** Request **
Identify the lines in the data below that contain "with" and give only how many there are.

Start of Records provided

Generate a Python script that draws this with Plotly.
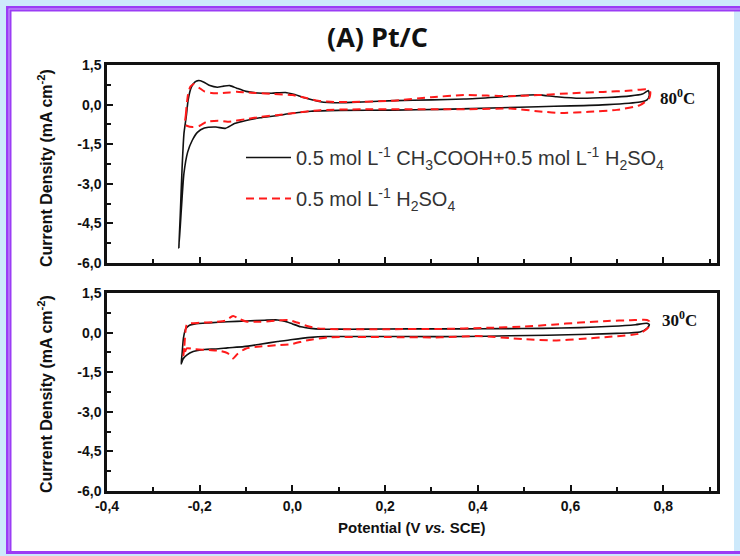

End of Records provided
Start of Records provided

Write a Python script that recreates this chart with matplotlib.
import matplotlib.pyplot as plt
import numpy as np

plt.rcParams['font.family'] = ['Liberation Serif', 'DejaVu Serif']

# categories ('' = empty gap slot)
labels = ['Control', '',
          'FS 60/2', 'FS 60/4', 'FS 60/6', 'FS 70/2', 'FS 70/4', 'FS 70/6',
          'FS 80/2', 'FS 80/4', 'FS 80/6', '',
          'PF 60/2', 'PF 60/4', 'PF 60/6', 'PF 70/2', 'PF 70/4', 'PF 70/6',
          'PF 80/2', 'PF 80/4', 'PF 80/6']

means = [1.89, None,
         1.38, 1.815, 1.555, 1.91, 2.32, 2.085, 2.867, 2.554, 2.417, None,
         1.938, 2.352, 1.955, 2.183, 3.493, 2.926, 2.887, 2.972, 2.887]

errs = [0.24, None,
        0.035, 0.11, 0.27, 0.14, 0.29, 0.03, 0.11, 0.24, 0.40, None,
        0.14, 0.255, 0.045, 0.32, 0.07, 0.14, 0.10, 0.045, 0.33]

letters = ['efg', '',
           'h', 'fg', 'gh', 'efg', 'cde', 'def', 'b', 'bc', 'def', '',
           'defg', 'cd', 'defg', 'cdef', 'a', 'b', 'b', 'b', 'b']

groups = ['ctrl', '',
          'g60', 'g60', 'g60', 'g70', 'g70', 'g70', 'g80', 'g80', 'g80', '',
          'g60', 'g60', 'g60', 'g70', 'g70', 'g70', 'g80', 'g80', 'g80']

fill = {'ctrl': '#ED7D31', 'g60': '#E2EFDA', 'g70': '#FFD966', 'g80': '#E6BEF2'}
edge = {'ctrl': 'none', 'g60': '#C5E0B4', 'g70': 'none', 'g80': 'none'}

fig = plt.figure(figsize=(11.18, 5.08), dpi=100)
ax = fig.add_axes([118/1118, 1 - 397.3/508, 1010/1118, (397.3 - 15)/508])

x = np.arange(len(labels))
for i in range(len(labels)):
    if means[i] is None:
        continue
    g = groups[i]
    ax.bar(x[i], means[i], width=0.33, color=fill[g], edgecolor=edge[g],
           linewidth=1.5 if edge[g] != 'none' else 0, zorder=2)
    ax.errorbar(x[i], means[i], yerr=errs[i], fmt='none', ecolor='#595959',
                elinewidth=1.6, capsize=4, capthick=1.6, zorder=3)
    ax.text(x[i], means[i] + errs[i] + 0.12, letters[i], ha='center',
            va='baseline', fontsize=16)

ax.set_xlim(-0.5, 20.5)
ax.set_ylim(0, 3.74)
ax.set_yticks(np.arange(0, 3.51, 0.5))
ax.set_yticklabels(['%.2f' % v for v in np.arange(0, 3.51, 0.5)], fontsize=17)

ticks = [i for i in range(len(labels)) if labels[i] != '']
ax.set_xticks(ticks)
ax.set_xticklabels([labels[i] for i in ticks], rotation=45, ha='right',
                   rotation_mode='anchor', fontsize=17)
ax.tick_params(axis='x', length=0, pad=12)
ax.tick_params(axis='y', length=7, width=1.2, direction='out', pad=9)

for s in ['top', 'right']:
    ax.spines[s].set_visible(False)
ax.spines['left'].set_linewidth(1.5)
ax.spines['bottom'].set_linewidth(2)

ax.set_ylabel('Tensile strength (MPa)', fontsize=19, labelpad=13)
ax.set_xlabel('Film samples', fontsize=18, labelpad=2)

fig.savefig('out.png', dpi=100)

End of Records provided
Start of Records provided

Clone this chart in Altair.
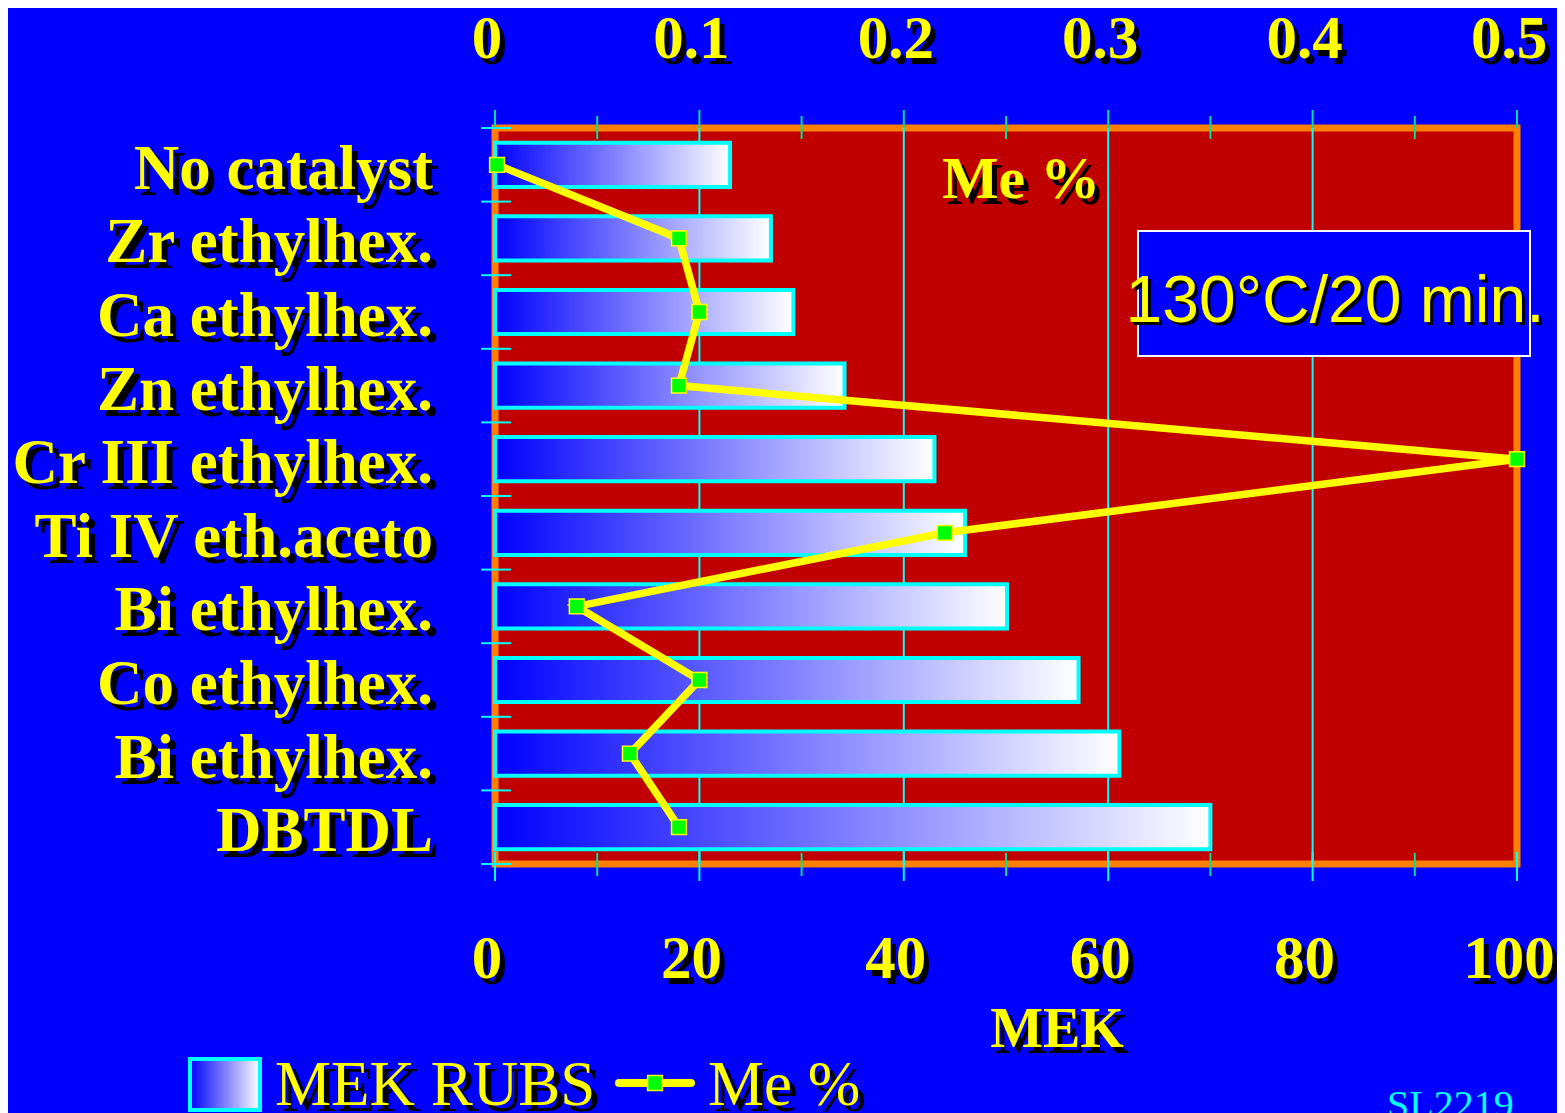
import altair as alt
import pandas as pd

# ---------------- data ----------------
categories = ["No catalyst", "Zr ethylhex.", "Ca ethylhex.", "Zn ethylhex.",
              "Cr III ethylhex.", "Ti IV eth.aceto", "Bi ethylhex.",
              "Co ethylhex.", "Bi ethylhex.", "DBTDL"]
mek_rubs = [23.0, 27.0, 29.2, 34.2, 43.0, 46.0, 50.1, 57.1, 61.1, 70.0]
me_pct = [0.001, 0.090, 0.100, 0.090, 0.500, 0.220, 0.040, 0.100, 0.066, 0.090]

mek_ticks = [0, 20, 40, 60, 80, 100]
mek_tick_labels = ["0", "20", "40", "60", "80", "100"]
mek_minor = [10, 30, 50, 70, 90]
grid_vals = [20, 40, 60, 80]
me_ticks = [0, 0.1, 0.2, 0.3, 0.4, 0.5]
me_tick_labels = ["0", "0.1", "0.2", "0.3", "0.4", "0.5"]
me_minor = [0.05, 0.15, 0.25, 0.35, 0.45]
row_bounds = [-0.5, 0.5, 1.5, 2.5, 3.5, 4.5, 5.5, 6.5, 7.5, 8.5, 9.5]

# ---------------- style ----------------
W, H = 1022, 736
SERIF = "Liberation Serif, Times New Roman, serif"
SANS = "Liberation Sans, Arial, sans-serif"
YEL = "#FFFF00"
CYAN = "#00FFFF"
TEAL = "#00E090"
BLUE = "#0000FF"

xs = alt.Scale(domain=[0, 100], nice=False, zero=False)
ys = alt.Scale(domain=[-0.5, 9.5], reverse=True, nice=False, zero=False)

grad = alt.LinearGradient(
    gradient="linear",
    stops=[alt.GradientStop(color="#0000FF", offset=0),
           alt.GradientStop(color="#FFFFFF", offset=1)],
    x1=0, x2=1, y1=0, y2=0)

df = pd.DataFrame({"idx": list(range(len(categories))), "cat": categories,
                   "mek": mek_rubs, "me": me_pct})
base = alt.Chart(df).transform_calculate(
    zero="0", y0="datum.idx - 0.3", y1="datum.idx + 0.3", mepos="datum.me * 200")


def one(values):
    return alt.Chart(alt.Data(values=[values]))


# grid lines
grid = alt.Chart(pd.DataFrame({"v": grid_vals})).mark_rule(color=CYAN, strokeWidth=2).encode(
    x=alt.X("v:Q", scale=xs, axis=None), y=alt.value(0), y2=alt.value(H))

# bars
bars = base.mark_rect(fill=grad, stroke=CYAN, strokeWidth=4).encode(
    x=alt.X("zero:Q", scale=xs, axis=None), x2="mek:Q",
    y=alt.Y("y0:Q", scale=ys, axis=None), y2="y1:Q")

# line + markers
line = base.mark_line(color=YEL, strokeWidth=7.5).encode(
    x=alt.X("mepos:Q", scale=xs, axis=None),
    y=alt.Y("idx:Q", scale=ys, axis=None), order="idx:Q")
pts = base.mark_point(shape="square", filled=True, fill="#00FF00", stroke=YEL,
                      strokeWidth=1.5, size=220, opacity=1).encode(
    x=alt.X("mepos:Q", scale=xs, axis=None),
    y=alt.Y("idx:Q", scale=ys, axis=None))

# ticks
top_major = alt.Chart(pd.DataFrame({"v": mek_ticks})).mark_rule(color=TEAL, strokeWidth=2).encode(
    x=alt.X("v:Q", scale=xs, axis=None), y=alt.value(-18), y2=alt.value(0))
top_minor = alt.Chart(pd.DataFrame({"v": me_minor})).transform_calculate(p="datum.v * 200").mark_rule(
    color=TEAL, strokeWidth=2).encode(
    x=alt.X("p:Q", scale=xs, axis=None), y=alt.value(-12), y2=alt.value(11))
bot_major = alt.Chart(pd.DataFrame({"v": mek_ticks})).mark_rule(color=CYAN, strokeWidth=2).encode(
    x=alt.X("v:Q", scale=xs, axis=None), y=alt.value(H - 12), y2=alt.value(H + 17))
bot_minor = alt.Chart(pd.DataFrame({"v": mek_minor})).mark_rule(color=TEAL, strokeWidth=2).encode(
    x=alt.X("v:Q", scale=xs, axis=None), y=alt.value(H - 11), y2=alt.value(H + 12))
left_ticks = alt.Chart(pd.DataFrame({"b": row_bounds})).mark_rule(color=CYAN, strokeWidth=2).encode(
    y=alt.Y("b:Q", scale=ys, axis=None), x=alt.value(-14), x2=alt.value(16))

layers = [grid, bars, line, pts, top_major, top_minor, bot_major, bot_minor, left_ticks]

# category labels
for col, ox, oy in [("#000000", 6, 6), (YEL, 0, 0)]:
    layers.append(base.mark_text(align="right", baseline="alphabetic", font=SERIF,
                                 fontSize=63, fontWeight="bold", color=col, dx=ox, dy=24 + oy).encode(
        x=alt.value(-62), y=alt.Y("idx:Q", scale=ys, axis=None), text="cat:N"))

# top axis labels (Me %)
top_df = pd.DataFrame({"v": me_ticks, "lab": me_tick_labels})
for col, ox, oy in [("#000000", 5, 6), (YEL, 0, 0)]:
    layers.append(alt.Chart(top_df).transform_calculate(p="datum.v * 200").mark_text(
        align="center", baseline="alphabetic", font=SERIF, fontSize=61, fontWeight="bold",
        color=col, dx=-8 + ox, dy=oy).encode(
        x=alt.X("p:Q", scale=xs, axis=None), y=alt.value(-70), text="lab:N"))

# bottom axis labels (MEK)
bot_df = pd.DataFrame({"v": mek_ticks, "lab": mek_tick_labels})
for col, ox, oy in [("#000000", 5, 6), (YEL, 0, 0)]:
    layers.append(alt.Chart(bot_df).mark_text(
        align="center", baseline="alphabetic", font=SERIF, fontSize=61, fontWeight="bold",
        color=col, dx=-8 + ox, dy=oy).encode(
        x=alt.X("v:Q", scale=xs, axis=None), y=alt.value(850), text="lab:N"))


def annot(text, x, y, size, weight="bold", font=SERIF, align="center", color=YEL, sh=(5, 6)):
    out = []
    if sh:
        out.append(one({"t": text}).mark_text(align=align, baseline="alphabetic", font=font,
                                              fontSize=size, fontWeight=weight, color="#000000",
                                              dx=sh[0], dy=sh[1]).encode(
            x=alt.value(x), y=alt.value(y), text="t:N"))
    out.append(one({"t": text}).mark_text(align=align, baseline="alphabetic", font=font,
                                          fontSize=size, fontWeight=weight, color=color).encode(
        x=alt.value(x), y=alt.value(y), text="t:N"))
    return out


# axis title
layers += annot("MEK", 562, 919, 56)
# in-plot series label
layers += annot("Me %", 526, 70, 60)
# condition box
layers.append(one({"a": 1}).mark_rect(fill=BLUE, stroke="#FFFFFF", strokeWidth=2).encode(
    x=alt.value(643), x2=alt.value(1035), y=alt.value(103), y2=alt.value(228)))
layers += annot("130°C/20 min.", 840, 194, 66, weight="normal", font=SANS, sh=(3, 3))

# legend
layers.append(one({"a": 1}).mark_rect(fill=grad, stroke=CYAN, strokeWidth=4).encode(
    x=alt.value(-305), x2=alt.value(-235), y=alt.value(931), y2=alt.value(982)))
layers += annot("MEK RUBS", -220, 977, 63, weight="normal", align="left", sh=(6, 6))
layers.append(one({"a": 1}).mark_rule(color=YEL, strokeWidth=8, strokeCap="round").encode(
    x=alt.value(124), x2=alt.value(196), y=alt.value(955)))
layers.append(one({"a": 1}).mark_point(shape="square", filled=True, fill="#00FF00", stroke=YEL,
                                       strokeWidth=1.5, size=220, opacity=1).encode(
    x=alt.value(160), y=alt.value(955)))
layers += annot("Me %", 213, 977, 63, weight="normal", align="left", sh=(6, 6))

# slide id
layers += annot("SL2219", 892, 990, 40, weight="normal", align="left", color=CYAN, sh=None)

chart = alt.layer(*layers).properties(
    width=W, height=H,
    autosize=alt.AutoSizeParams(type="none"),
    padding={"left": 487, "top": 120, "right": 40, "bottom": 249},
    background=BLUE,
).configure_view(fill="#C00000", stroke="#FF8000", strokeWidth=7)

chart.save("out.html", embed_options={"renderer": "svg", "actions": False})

End of Records provided

** Exercise solution **
2